— START OF Exercise materials —

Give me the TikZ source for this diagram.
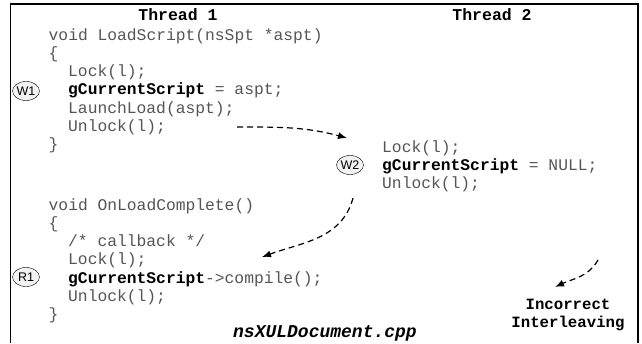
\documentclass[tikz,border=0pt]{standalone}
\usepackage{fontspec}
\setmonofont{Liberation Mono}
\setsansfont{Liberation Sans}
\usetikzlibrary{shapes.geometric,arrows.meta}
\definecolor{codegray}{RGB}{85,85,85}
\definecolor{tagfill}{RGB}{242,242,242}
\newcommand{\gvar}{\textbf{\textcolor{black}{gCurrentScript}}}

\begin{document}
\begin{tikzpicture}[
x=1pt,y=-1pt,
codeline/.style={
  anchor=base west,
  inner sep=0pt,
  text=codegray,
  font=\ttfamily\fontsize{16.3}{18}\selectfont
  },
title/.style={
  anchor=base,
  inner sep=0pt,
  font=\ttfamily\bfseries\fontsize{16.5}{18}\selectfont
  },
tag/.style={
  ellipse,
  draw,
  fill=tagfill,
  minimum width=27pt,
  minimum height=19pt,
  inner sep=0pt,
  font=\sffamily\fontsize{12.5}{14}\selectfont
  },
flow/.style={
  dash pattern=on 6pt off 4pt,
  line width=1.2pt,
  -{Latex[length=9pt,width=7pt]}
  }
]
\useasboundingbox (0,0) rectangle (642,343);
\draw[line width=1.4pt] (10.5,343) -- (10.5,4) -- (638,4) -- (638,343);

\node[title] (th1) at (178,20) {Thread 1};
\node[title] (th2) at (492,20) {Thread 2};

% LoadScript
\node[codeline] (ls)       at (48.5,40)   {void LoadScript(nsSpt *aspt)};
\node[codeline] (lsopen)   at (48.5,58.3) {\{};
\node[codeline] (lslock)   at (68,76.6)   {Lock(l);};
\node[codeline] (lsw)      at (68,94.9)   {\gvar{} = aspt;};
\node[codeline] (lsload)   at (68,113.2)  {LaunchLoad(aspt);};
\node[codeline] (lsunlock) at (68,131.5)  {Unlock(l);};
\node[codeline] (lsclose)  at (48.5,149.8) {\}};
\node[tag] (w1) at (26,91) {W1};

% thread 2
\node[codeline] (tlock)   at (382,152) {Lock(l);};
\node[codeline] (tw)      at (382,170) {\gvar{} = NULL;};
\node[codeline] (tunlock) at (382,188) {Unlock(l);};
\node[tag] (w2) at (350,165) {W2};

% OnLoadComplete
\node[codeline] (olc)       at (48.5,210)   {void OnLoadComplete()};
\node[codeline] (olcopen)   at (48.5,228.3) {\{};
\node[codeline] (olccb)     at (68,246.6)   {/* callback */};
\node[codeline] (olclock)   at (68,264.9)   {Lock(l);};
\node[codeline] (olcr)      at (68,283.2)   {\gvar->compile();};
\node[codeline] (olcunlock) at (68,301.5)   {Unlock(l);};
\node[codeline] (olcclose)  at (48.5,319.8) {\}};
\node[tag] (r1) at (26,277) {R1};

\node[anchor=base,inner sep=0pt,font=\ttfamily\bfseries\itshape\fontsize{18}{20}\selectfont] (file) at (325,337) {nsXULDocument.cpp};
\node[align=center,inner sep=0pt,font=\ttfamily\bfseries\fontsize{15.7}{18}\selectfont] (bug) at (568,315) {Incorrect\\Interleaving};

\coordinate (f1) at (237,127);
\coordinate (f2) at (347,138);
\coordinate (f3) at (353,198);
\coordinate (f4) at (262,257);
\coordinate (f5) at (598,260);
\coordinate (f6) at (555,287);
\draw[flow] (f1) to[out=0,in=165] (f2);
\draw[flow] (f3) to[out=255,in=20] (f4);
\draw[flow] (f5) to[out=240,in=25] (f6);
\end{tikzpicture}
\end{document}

— END OF Exercise materials —
— START OF Exercise materials —

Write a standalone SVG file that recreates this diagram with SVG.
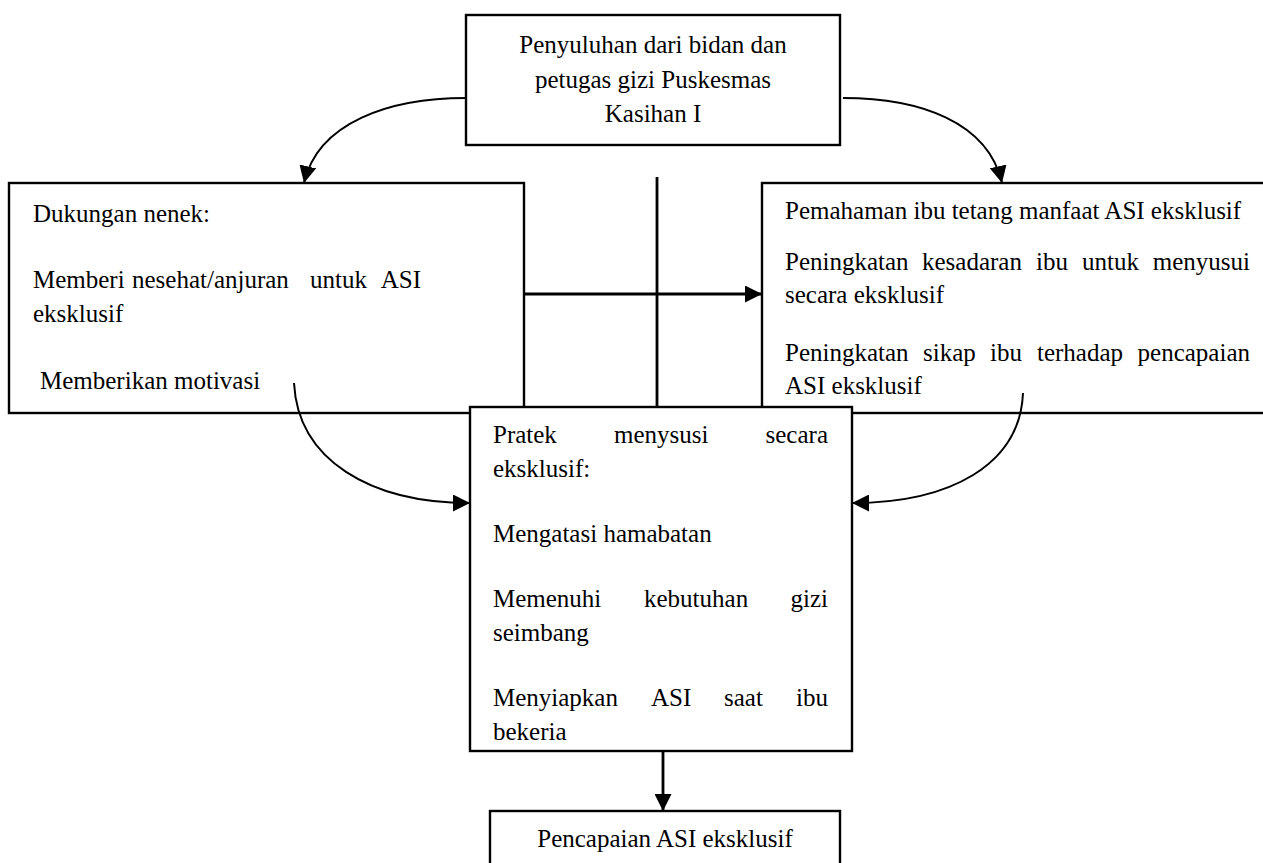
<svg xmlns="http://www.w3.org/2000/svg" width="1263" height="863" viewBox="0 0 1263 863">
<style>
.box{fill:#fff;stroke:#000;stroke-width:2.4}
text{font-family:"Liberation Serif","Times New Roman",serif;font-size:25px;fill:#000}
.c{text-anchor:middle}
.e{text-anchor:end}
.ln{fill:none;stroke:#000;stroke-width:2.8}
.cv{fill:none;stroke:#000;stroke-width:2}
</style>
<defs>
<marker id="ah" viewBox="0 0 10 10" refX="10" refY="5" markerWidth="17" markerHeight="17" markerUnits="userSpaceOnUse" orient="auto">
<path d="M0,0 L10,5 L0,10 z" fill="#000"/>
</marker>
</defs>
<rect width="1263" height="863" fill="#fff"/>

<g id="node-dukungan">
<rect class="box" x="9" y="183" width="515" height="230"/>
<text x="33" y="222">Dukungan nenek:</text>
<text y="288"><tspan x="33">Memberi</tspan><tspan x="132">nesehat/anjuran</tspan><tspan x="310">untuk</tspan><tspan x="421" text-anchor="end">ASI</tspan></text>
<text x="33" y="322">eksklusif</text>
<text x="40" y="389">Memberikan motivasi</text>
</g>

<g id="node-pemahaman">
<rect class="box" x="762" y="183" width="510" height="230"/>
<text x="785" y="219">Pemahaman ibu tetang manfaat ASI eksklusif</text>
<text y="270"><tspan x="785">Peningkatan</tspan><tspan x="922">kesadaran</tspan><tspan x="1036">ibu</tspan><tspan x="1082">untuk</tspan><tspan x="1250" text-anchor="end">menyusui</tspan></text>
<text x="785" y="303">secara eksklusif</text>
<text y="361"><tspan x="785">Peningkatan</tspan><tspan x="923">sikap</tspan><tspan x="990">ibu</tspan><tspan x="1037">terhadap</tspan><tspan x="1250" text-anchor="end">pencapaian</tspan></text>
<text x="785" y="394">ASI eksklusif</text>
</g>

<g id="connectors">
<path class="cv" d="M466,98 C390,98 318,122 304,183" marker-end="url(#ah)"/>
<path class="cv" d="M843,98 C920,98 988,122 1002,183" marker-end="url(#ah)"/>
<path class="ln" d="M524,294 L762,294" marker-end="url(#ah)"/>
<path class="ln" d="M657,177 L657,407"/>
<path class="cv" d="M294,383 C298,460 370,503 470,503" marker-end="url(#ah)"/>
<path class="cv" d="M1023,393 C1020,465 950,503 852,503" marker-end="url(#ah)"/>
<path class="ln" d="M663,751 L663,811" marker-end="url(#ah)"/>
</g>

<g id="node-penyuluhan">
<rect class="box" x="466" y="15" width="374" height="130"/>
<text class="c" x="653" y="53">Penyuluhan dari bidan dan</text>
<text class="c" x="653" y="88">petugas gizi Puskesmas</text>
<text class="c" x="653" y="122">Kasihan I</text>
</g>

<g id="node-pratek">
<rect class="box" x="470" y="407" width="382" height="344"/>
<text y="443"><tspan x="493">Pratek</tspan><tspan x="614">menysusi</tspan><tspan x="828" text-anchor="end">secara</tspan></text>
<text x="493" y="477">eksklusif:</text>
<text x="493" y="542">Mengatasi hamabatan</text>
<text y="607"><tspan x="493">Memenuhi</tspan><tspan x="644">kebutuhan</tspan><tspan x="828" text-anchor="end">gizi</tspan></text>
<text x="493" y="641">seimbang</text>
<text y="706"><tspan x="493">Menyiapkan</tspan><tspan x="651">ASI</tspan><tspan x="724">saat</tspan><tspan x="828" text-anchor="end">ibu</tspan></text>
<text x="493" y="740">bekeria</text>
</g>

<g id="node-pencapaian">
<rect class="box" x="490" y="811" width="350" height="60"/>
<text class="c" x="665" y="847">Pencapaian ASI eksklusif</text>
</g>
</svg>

— END OF Exercise materials —
— START OF Exercise materials —

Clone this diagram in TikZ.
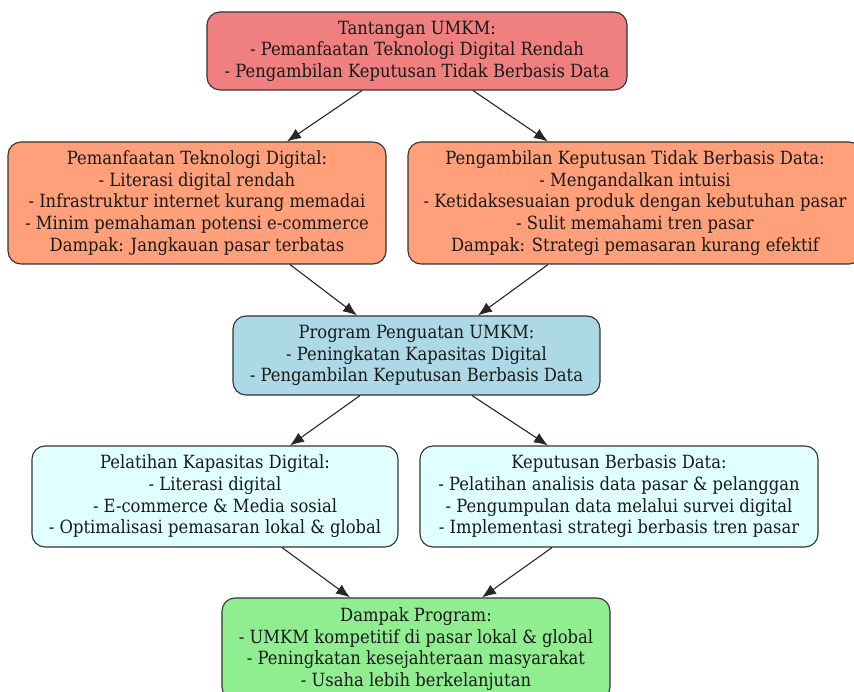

— END OF Exercise materials —

__Aim of the exercise__. How many lines of the listing above include the word "standalone"? State the number and nothing else.

__Response for this exercise__. 2